Your "Crimmigrant" Euphemism Of The Day
Today's lesson in how to report on illegal immigrants without identifying them comes, not surprisingly, from the Boston Globe-Democrat. In today's article about the new pro-border-security policies of Rhode Island, the Globe-Democrat "reports" the following:
Many immigrants [?] who live in Massachusetts routinely travel to Rhode Island for work, to visit family and for doctor's appointments, and to frequent nightclubs, parks, and the multitude of shops in Providence and Central Falls selling cheeses, breads, and pastries from their homelands.
Now immigrant families without legal papers say Rhode
Island's move has prompted them to rethink their routines, fearful they will be arrested for a minor traffic violation and sent back to their native countries. Some who work in Rhode Island say they are even looking for jobs outside the state.
"People[?] are terrified," said Anibal Lucas, director of the Maya K'iche Organization in New Bedford, a nonprofit that aids immigrants. "If they go to work, they don't know if they'll end up in jail at the end of the day. It's horrible." [emphasis added].
Who is terrified? "PEOPLE?" Gee, I'm a "people" and I'm not afraid to go to Rhode Island. My friend, Mark Bedrosian, is opening an Italian deli selling his world-famous homemade sausage there in a few weeks, and I plan to be a frequent customer. And I am prepared to guarantee that I won't "end up in jail." The same is true of any "immigrants" who head to North Providence to sample Mark's delicious sausage.
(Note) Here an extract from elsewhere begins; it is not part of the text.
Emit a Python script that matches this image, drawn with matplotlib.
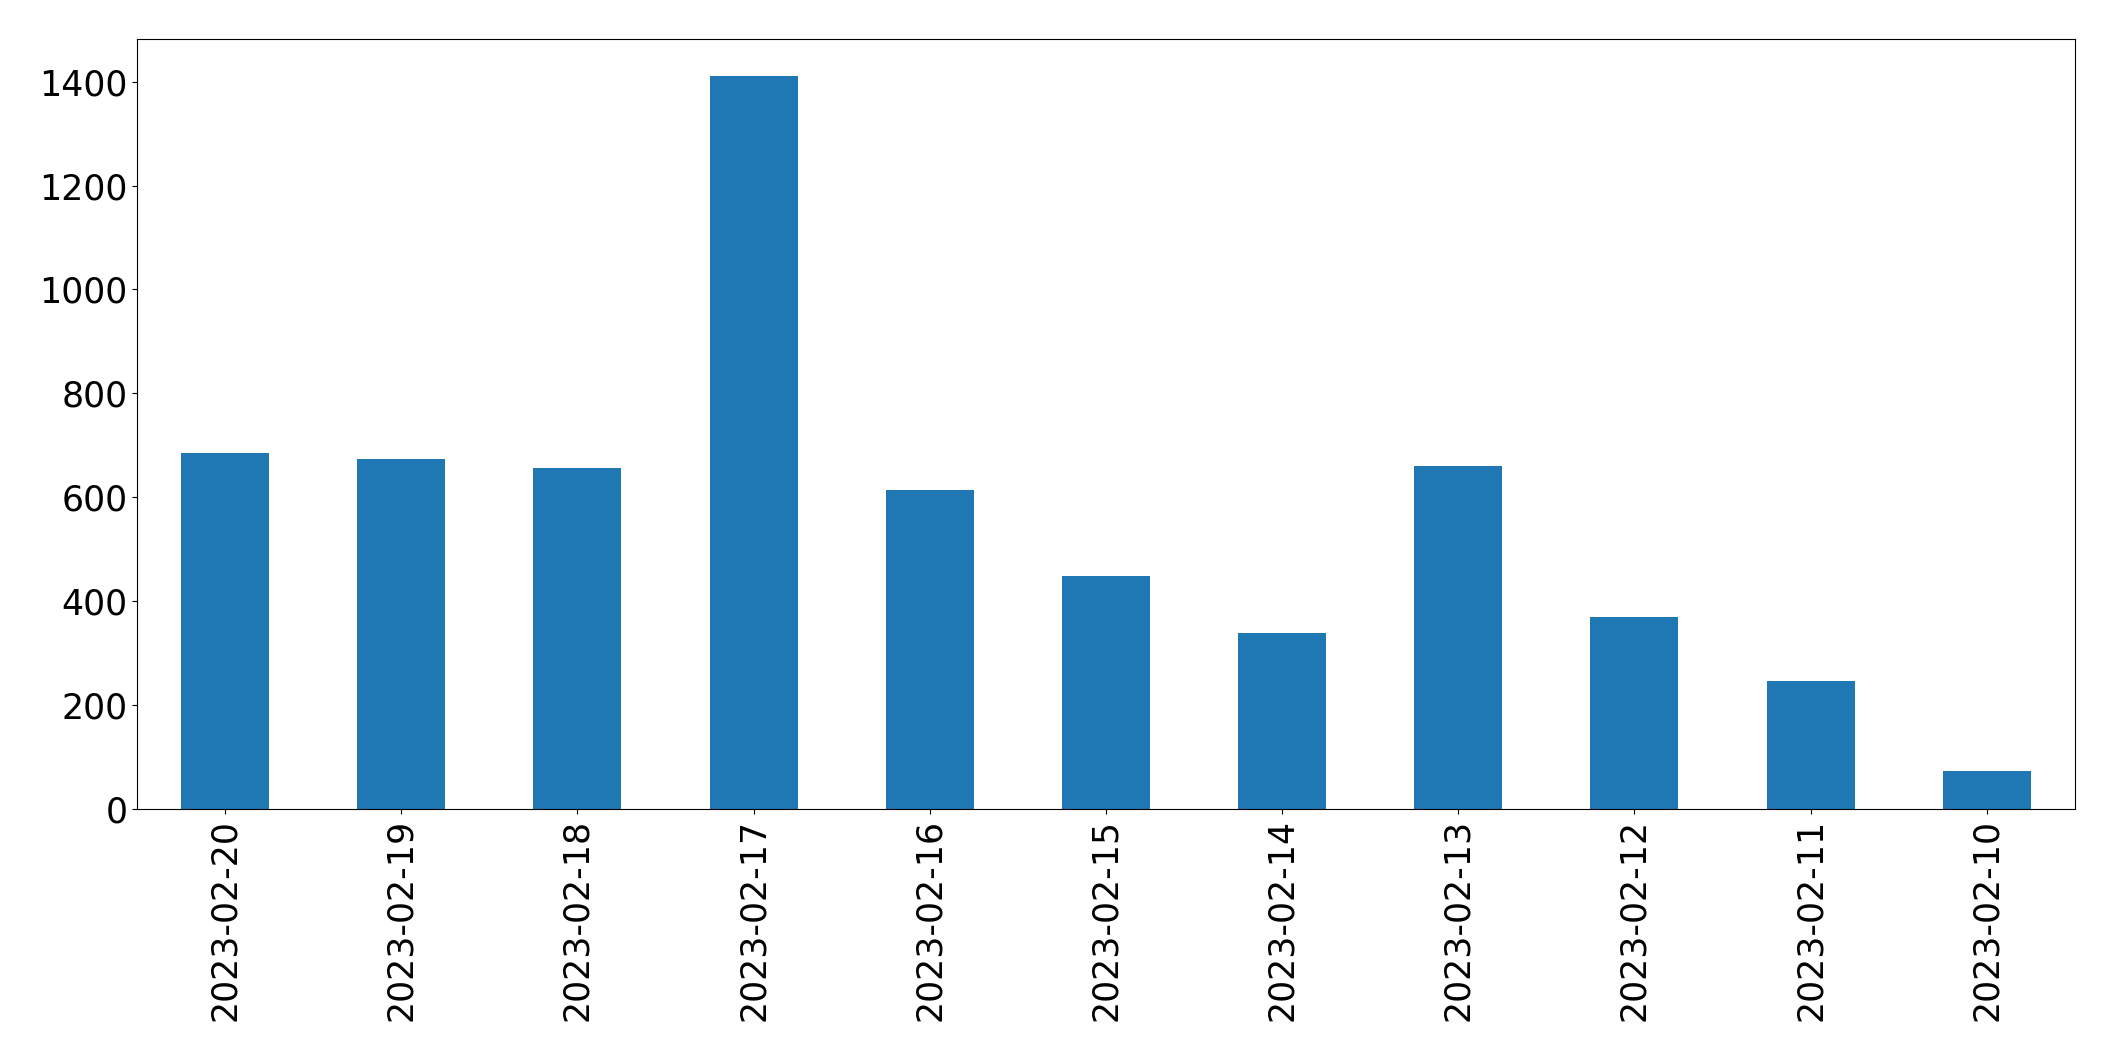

Citizens and legal visitors are all welcome!
So who is it the "reporter" is writing about in this story? It must be these strange beings, the "immigrant families without legal papers."
What "legal papers" are talking about here? Wills, testaments or rental agreements? Perhaps these immigrants all work in the paralegal industry and have forgotten some paperwork they need from the office?
Surely we're not talking about immigration documents like visas or green cards. After all, there's a handy, easy-to-use phrase the refers specifically to all "people" or members of "families" who are in the U.S. but who do not have permission to be here. It's "illegal immigrant."
I can't believe newspapers are hiring journalists who aren't familiar with this clear and accurate phrase. Not even the Boston Globe-Democrat.
From a writing standpoint, "immigrant families without legal papers" is a disaster. From a "avoiding the Natural Truth" standpoint, however, it does exactly what the "journalists" of the Boston Globe-Democrat are trying to achieve.